Narratives about the Macroeconomy

Peter Andre, Leibniz Institute for Financial Research SAFE and Goethe University Frankfurt, CESifo, Ingar Haaland, NHH Norwegian School of Economics, CESifo, Christopher Roth, University of Cologne, NHH Norwegian School of Economics, and MPI for Research on Collective Goods Bonn, CESifo, Mirko Wiederholt, LMU Munich, CESifo, CEPR, and Johannes Wohlfart, University of Cologne, ECONtribute, CESifo, MPI for Research on Collective Goods Bonn, CESifo and CEBI

We study narratives about the macroeconomy—the stories people tell to explain macroeconomic phenomena—in the context of a historic surge in inflation.

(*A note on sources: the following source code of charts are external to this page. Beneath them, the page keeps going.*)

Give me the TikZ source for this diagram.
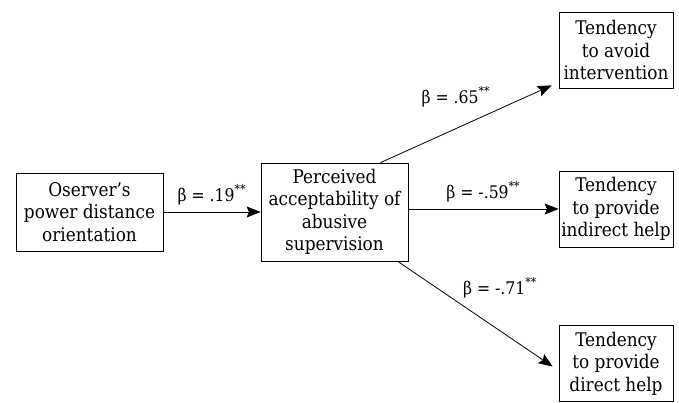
\documentclass[tikz,border=0pt]{standalone}
\usepackage{fontspec}
\setmainfont{DejaVu Serif Condensed}
\usepackage{tikz}
\usetikzlibrary{arrows.meta,positioning}

\begin{document}
\begin{tikzpicture}[>={Stealth[length=7pt,width=5.5pt,inset=1.2pt]}, x=0.5pt, y=-0.5pt,
    box/.style={draw, thin, align=center, inner sep=1pt,
      font=\fontsize{9.4}{11.2}\selectfont},
    coef/.style={font=\fontsize{8.7}{10}\selectfont}]
  \useasboundingbox (0,0) rectangle (679,402);
  \node[box, minimum width=73.5pt, minimum height=39pt] (obs) at (89.5,212)
    {Oserver's\\power distance\\orientation};
  \node[box, minimum width=73.5pt, minimum height=49pt] (pas) at (334.5,212)
    {Perceived\\acceptability of\\abusive\\supervision};
  \node[box, minimum width=57pt, minimum height=38pt] (avoid) at (616,50)
    {Tendency\\to avoid\\intervention};
  \node[box, minimum width=57pt, minimum height=38pt] (indirect) at (616,209)
    {Tendency\\to provide\\indirect help};
  \node[box, minimum width=57pt, minimum height=38pt] (direct) at (616,363.5)
    {Tendency\\to provide\\direct help};
  \draw[->] (obs.east) -- (obs.east -| pas.west)
    node[coef, midway, above] {β = .19\textsuperscript{**}};
  \draw[->] (pas.47) -- ([xshift=-3.5pt, yshift=1.5pt]avoid.south west)
    node[coef, pos=0.5, xshift=-5pt, yshift=13.5pt] {β = .65\textsuperscript{**}};
  \draw[->] (pas.east |- indirect.west) -- (indirect.west)
    node[coef, midway, above] {β = -.59\textsuperscript{**}};
  \draw[->] (pas.-38) -- ([xshift=-3pt, yshift=-1.5pt]direct.west)
    node[coef, pos=0.5, xshift=12.5pt, yshift=13pt] {β = -.71\textsuperscript{**}};
\end{tikzpicture}
\end{document}
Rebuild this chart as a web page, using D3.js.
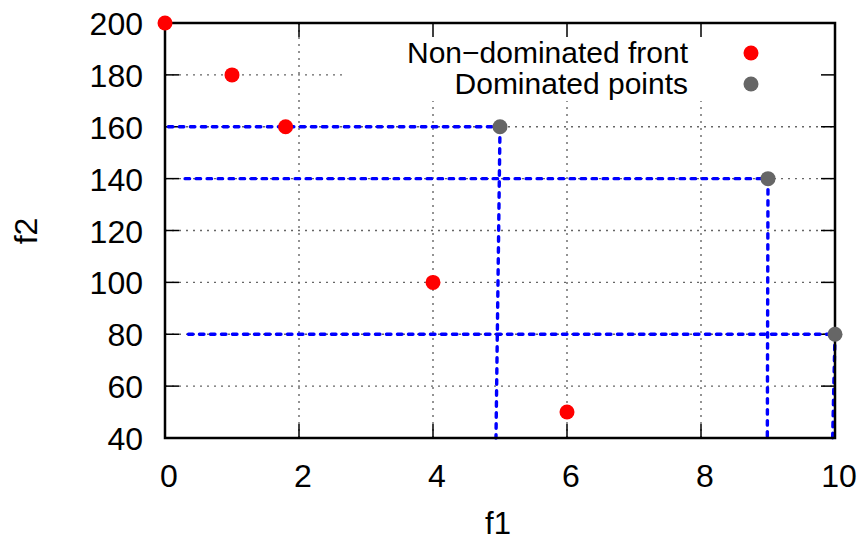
<!DOCTYPE html>
<meta charset="utf-8">
<style>
body { margin: 0; background: #fff; }
text { font-family: "Liberation Sans", Arial, sans-serif; fill: #000; }
.grid line { stroke: #666; stroke-width: 1.4; stroke-dasharray: 2,5; }
.ticks line { stroke: #000; stroke-width: 1.5; }
.dom line { stroke: #0000ff; stroke-width: 3.4; stroke-dasharray: 4.5,6.5; stroke-linecap: round; }
</style>
<svg width="860" height="541"></svg>
<script src="https://d3js.org/d3.v7.min.js"></script>
<script>
// non-dominated front (red)
var frontF1 = [0, 1, 1.8, 4, 6];
var frontF2 = [200, 180, 160, 100, 50];
// dominated points (gray)
var domF1 = [5, 9, 10];
var domF2 = [160, 140, 80];
// where the blue dashed guides start (left) and end (bottom)
var guideStartF1 = [0.05, 0.3, 0.35];
var guideEndF1 = [4.94, 8.99, 9.965];

var xTicks = [0, 2, 4, 6, 8, 10];
var yTicks = [40, 60, 80, 100, 120, 140, 160, 180, 200];
var legendLabels = ["Non\u2212dominated front", "Dominated points"];

var svg = d3.select("svg");
var pLeft = 165, pRight = 835, pTop = 23, pBottom = 438;

var x = d3.scaleLinear().domain([0, 10]).range([pLeft, pRight]);
var y = d3.scaleLinear().domain([40, 200]).range([pBottom, pTop]);

//grid
var grid = svg.append("g").attr("class", "grid");
grid.selectAll(".gx").data(xTicks.slice(1, -1)).enter().append("line")
    .attr("x1", d => x(d)).attr("x2", d => x(d))
    .attr("y1", pTop).attr("y2", pBottom);
grid.selectAll(".gy").data(yTicks.slice(1, -1)).enter().append("line")
    .attr("x1", pLeft).attr("x2", pRight)
    .attr("y1", d => y(d)).attr("y2", d => y(d));

// key box hides the grid behind it
svg.append("rect").attr("x", 342).attr("y", pTop).attr("width", pRight - 342).attr("height", 101 - pTop)
    .attr("fill", "#fff");

// ticks on all four sides, pointing inward
var tl = 14;
var ticks = svg.append("g").attr("class", "ticks");
xTicks.forEach(function(d) {
  ticks.append("line").attr("x1", x(d)).attr("x2", x(d)).attr("y1", pBottom).attr("y2", pBottom - tl);
  ticks.append("line").attr("x1", x(d)).attr("x2", x(d)).attr("y1", pTop).attr("y2", pTop + tl);
});
yTicks.forEach(function(d) {
  ticks.append("line").attr("x1", pLeft).attr("x2", pLeft + tl).attr("y1", y(d)).attr("y2", y(d));
  ticks.append("line").attr("x1", pRight).attr("x2", pRight - tl).attr("y1", y(d)).attr("y2", y(d));
});

// blue dashed guides for dominated points
var dom = svg.append("g").attr("class", "dom");
domF1.forEach(function(d, i) {
  dom.append("line").attr("x1", x(guideStartF1[i])).attr("x2", x(d))
      .attr("y1", y(domF2[i])).attr("y2", y(domF2[i]));
  dom.append("line").attr("x1", x(d)).attr("x2", x(guideEndF1[i]))
      .attr("y1", y(domF2[i])).attr("y2", y(40));
});

// border
svg.append("rect").attr("x", pLeft).attr("y", pTop).attr("width", pRight - pLeft).attr("height", pBottom - pTop)
    .attr("fill", "none").attr("stroke", "#000").attr("stroke-width", 2.5);

// tick labels
svg.selectAll(".xl").data(xTicks).enter().append("text")
    .attr("x", d => x(d) + 4).attr("y", 487)
    .attr("text-anchor", "middle").attr("font-size", 32)
    .text(d => d);
svg.selectAll(".yl").data(yTicks).enter().append("text")
    .attr("x", 143).attr("y", d => y(d) + 12)
    .attr("text-anchor", "end").attr("font-size", 32)
    .text(d => d);

// axis titles
svg.append("text").attr("x", 498).attr("y", 534).attr("text-anchor", "middle")
    .attr("font-size", 31).text("f1");
svg.append("text").attr("transform", "translate(37,231) rotate(-90)").attr("text-anchor", "middle")
    .attr("font-size", 32).text("f2");

// points
svg.selectAll(".front").data(frontF1).enter().append("circle")
    .attr("cx", d => x(d)).attr("cy", (d, i) => y(frontF2[i])).attr("r", 7.5)
    .attr("fill", "#ff0000");
svg.selectAll(".domp").data(domF1).enter().append("circle")
    .attr("cx", d => x(d)).attr("cy", (d, i) => y(domF2[i])).attr("r", 7.5)
    .attr("fill", "#666666");

// legend
var legColors = ["#ff0000", "#666666"];
legendLabels.forEach(function(t, i) {
  svg.append("text").attr("x", 688).attr("y", 63 + i * 31).attr("text-anchor", "end")
      .attr("font-size", 30).text(t);
  svg.append("circle").attr("cx", 751).attr("cy", 53 + i * 31).attr("r", 7.5)
      .attr("fill", legColors[i]);
});
</script>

In our empirical analysis, we field surveys with more than 10,000 US households and 100 academic experts, measure economic narratives in open-ended questions, and represent them as Directed Acyclic Graphs. Households’ narratives are strongly heterogeneous, coarser than experts’ narratives, focus more on the supply than the demand side, and often feature politically charged explanations. Moreover, narratives shape how households form inflation expectations and interpret new information, which we demonstrate in a series of experiments. Informed by these findings, our theoretical analysis incorporates narratives into an otherwise conventional New Keynesian model and demonstrates their importance for aggregate outcomes through their effect on agents’ expectations.